Intel® High Level Synthesis Compiler Standard Edition: Best Practices Guide

ID 683259
Date 12/18/2019
Public
Document Table of Contents
Give Feedback

4.4. Minimize Loop-Carried Dependencies

Loop-carried dependencies occur when the code in a loop iteration depends on the output of previous loop iterations. Loop-carried dependencies in your component increase loop initiation interval (II), which reduces the performance of your component.

The loop structure below has a loop-carried dependency because each loop iteration reads data written by the previous iteration. As a result, each read operation cannot proceed until the write operation from the previous iteration completes. The presence of loop-carried dependencies reduces of pipeline parallelism that the Intel® HLS Compiler Standard Edition can achieve, which reduces component performance.

for(int i = 1; i < N; i++)
{
    A[i] = A[i - 1] + i;
}

The Intel® HLS Compiler performs a static memory dependency analysis on loops to determine the extent of parallelism that it can achieve. If the Intel® HLS Compiler cannot determine that there are no loop-carried dependencies, it assumes that loop-dependencies exist. The ability of the compiler to test for loop-carried dependencies is impeded by unknown variables at compilation time or if array accesses in your code involve complex addressing.
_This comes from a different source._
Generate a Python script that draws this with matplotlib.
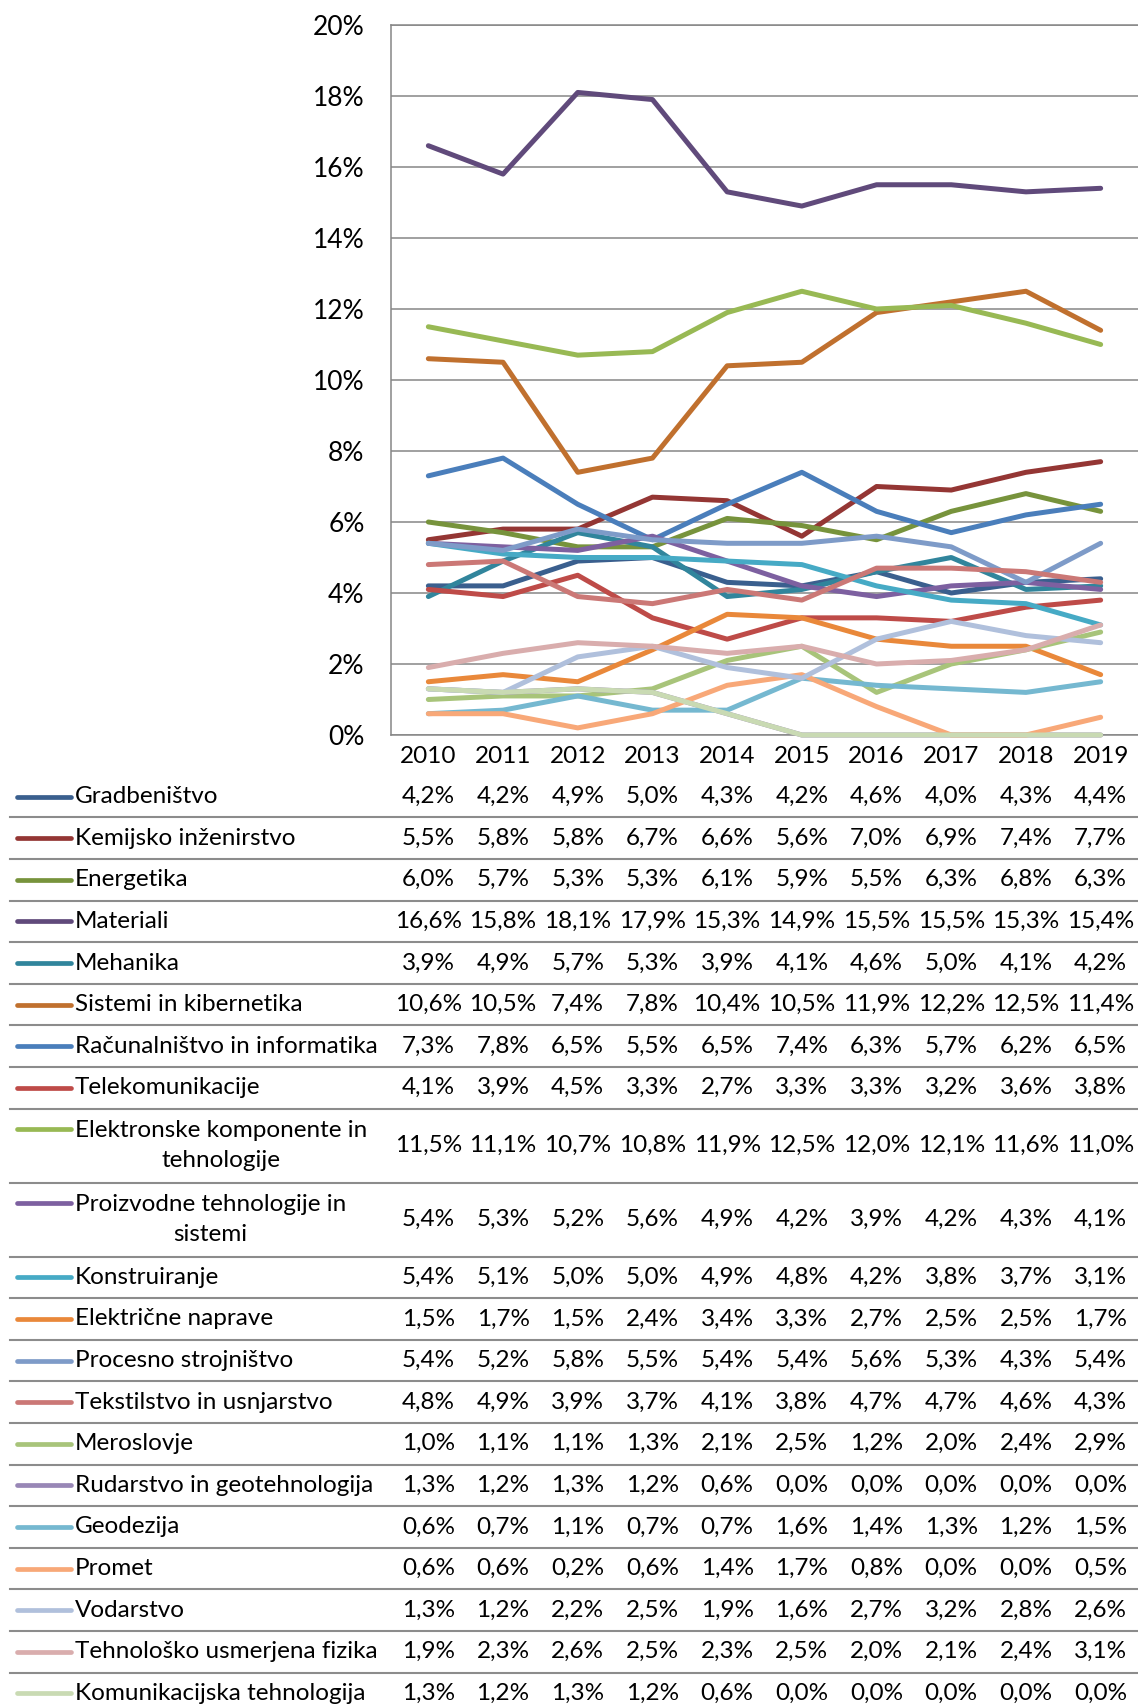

To avoid unnecessary loop-carried dependencies and help the compiler to better analyze your loops, follow these guidelines:

Avoid Pointer Arithmetic

Compiler output is suboptimal when your component accesses arrays by dereferencing pointer values derived from arithmetic operations. For example, avoid accessing an array as follows:

for(int i = 0; i < N; i++)
{
    int t = *(A++);
    *A = t;
}

Introduce Simple Array Indexes

Some types of complex array indexes cannot be analyzed effectively, which might lead to suboptimal compiler output. Avoid the following constructs as much as possible:
  • Nonconstants in array indexes.

    For example, A[K + i], where i is the loop index variable and K is an unknown variable.

  • Multiple index variables in the same subscript location.

    For example, A[i + 2 × j], where i and j are loop index variables for a double nested loop.

    The array index A[i][j] can be analyzed effectively because the index variables are in different subscripts.

  • Nonlinear indexing.

    For example, A[i & C], where i is a loop index variable and C is a nonconstant variable.

Use Loops with Constant Bounds Whenever Possible

The compiler can perform range analysis effectively when loops have constant bounds.

Ignore Loop-Carried Dependencies

If there are no implicit memory dependencies across loop iterations, you can use the ivdep pragma to tell the Intel® HLS Compiler Standard Edition to ignore the memory dependency.

For details about how to use the ivdep pragma, see Loop-Carried Dependencies (ivdep Pragma) in the Intel® High Level Synthesis Compiler Standard Edition Reference Manual.